_WHAT THE EXERCISE ASKS:_
Output the lines exactly, from the one where "Write a Python" appears through the one where "660, 680, 700]" appears. Images are left out.

_GIVEN DATA:_
— start —

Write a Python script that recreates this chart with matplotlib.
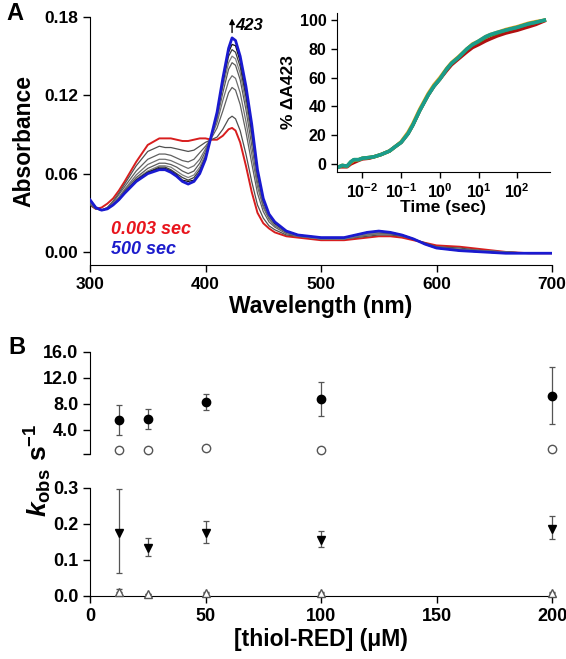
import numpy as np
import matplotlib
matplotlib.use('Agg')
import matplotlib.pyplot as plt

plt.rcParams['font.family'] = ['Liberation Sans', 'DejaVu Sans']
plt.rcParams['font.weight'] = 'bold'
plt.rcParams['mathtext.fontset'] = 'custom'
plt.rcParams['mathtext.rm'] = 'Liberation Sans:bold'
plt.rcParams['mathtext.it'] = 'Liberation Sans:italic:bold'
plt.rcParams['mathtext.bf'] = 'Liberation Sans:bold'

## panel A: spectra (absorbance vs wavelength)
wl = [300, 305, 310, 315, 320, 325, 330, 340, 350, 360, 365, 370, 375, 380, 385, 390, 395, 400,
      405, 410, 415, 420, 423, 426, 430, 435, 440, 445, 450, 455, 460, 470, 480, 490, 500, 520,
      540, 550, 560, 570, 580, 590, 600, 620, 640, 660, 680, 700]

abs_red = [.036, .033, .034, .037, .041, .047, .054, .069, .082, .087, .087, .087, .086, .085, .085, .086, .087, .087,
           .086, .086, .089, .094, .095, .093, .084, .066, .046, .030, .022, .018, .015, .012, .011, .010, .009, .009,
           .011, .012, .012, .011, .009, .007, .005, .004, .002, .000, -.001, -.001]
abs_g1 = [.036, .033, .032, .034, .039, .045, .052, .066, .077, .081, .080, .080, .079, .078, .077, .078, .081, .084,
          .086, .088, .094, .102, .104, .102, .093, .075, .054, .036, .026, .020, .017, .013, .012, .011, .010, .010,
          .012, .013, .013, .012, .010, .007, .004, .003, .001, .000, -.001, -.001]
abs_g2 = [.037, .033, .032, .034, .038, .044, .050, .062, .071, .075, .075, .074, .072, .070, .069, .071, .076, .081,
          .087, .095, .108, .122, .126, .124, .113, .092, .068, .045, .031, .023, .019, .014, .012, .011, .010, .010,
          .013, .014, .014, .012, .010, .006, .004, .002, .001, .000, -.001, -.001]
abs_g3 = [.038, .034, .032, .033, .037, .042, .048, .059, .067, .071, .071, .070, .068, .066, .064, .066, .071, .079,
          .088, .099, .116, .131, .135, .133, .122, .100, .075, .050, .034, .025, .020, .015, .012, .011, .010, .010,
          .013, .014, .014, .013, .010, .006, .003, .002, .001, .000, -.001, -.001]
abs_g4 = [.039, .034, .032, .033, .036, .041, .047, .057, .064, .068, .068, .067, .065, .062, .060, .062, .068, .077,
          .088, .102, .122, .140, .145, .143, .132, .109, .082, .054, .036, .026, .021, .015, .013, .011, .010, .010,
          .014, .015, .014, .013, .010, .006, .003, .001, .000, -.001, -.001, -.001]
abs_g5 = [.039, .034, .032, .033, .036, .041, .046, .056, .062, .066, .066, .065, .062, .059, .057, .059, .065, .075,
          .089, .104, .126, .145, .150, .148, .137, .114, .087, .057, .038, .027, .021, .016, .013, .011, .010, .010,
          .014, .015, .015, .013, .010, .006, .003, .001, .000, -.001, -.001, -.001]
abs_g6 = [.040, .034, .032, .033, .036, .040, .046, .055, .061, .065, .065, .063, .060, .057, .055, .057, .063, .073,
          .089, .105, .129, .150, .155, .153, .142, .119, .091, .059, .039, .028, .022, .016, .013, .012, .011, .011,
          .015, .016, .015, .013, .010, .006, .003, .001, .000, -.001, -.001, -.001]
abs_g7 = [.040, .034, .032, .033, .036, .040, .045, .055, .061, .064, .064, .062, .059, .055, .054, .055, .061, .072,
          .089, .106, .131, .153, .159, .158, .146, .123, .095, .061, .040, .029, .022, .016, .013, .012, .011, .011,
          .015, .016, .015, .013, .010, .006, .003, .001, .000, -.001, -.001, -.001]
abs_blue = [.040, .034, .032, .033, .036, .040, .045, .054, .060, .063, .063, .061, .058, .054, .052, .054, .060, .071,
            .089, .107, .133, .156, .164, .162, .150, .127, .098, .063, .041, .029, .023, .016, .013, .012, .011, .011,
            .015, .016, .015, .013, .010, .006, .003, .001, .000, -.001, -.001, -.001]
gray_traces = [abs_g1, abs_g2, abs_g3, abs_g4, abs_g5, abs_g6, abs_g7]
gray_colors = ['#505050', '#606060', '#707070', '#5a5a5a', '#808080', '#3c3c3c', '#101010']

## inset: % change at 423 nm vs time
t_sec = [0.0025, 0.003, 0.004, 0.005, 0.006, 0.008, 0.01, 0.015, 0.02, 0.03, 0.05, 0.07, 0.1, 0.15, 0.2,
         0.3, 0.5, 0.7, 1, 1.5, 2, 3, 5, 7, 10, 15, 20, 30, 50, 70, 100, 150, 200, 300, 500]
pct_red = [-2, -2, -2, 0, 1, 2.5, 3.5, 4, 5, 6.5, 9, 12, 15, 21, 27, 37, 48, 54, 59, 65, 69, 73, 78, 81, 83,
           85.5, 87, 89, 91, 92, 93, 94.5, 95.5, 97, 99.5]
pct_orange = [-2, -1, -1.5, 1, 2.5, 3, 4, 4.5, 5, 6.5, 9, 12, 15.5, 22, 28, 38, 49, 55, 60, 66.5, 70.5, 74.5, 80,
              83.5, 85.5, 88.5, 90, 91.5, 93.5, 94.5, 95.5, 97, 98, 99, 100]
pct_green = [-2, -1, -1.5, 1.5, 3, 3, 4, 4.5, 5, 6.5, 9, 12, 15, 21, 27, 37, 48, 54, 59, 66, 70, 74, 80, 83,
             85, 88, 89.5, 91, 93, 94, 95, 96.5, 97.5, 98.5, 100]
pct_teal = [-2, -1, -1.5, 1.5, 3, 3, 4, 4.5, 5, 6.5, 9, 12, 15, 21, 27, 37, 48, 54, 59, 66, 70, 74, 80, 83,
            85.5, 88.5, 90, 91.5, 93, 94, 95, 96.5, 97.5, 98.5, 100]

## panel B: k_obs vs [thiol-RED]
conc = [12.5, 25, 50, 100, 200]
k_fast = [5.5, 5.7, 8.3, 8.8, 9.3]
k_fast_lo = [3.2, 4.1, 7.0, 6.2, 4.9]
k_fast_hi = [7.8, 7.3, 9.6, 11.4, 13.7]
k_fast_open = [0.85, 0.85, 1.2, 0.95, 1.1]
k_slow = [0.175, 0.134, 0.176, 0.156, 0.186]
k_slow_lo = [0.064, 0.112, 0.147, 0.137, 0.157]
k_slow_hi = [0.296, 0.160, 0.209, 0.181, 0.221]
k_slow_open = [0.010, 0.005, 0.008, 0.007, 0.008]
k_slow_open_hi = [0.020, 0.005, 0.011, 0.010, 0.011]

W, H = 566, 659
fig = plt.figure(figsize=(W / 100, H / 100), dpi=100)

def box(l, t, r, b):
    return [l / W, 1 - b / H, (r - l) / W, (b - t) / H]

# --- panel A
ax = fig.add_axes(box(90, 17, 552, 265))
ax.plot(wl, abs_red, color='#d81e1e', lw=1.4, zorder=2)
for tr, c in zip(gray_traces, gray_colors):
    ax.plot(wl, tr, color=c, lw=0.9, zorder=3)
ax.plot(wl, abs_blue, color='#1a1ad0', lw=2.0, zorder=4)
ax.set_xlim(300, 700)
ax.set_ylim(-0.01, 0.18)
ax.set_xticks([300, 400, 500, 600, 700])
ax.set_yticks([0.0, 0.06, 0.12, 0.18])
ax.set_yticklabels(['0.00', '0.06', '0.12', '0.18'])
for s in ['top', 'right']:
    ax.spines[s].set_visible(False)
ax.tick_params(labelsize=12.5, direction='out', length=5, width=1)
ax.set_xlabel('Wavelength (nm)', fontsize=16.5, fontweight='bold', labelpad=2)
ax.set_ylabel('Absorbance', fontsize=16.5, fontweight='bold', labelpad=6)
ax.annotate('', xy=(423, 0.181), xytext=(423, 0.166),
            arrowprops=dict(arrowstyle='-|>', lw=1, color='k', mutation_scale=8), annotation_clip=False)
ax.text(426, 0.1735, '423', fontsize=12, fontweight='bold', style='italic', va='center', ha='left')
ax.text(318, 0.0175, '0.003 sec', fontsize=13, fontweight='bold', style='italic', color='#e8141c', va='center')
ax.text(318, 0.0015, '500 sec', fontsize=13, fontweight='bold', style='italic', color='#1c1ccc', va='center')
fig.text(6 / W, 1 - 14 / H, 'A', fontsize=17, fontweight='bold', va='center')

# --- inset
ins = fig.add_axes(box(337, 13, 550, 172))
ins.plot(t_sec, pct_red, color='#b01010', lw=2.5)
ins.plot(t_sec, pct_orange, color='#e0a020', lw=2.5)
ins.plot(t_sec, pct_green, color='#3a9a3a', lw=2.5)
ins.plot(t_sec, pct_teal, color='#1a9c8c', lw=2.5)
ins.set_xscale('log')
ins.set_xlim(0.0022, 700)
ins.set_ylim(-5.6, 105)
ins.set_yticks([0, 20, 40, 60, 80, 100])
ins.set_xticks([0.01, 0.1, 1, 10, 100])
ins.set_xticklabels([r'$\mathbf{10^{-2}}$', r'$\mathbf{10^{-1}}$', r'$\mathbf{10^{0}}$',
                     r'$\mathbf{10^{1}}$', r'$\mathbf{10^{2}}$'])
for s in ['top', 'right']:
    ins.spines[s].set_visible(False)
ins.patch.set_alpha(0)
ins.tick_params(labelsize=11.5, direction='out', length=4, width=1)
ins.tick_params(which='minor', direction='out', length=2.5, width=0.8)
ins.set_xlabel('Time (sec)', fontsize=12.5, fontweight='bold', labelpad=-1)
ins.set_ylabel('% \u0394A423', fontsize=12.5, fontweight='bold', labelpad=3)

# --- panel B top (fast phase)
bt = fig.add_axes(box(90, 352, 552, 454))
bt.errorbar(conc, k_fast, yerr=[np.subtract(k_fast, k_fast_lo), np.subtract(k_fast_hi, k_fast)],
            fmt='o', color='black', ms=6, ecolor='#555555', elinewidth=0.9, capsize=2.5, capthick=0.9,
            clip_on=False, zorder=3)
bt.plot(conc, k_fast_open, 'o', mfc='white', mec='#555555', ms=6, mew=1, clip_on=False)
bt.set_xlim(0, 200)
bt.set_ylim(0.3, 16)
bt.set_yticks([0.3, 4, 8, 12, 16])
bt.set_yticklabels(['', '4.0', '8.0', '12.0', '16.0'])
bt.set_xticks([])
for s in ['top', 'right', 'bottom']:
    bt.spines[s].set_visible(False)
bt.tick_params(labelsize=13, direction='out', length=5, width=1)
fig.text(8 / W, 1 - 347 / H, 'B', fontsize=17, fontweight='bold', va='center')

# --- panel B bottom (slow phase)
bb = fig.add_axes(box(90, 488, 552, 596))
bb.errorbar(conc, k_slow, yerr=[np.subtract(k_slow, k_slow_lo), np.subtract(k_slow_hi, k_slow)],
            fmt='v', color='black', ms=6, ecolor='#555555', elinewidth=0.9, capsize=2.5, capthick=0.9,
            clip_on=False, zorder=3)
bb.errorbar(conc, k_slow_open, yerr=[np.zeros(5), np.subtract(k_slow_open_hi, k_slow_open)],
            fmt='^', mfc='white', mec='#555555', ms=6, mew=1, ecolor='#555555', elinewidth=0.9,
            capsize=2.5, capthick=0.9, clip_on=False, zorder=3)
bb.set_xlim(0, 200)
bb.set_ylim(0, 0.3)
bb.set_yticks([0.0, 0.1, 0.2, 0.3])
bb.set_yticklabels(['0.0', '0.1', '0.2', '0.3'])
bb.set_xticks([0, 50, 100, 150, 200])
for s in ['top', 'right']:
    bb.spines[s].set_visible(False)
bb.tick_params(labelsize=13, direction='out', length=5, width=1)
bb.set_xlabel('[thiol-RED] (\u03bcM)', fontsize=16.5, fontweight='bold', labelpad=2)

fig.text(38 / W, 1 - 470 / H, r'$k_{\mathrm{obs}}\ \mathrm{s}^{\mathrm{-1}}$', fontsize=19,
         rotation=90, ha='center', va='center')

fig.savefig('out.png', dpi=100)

— end —
— start —

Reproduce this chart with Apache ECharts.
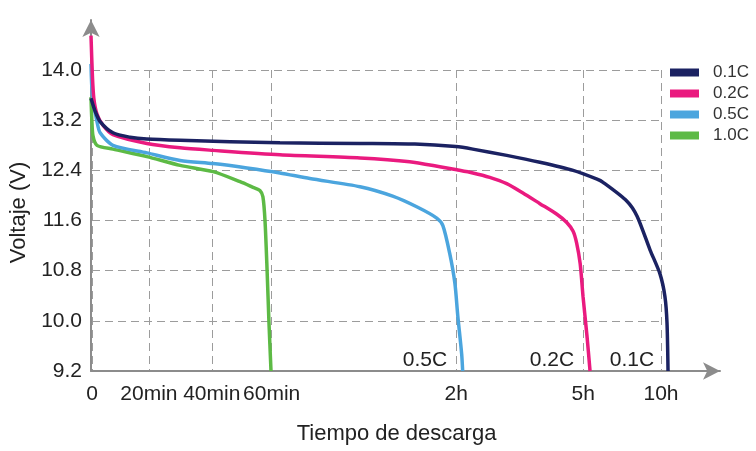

— end —

_FULL SOLUTION:_
Write a Python script that recreates this chart with matplotlib.
import numpy as np
import matplotlib
matplotlib.use('Agg')
import matplotlib.pyplot as plt

plt.rcParams['font.family'] = ['Liberation Sans', 'DejaVu Sans']
plt.rcParams['font.weight'] = 'bold'
plt.rcParams['mathtext.fontset'] = 'custom'
plt.rcParams['mathtext.rm'] = 'Liberation Sans:bold'
plt.rcParams['mathtext.it'] = 'Liberation Sans:italic:bold'
plt.rcParams['mathtext.bf'] = 'Liberation Sans:bold'

## panel A: spectra (absorbance vs wavelength)
wl = [300, 305, 310, 315, 320, 325, 330, 340, 350, 360, 365, 370, 375, 380, 385, 390, 395, 400,
      405, 410, 415, 420, 423, 426, 430, 435, 440, 445, 450, 455, 460, 470, 480, 490, 500, 520,
      540, 550, 560, 570, 580, 590, 600, 620, 640, 660, 680, 700]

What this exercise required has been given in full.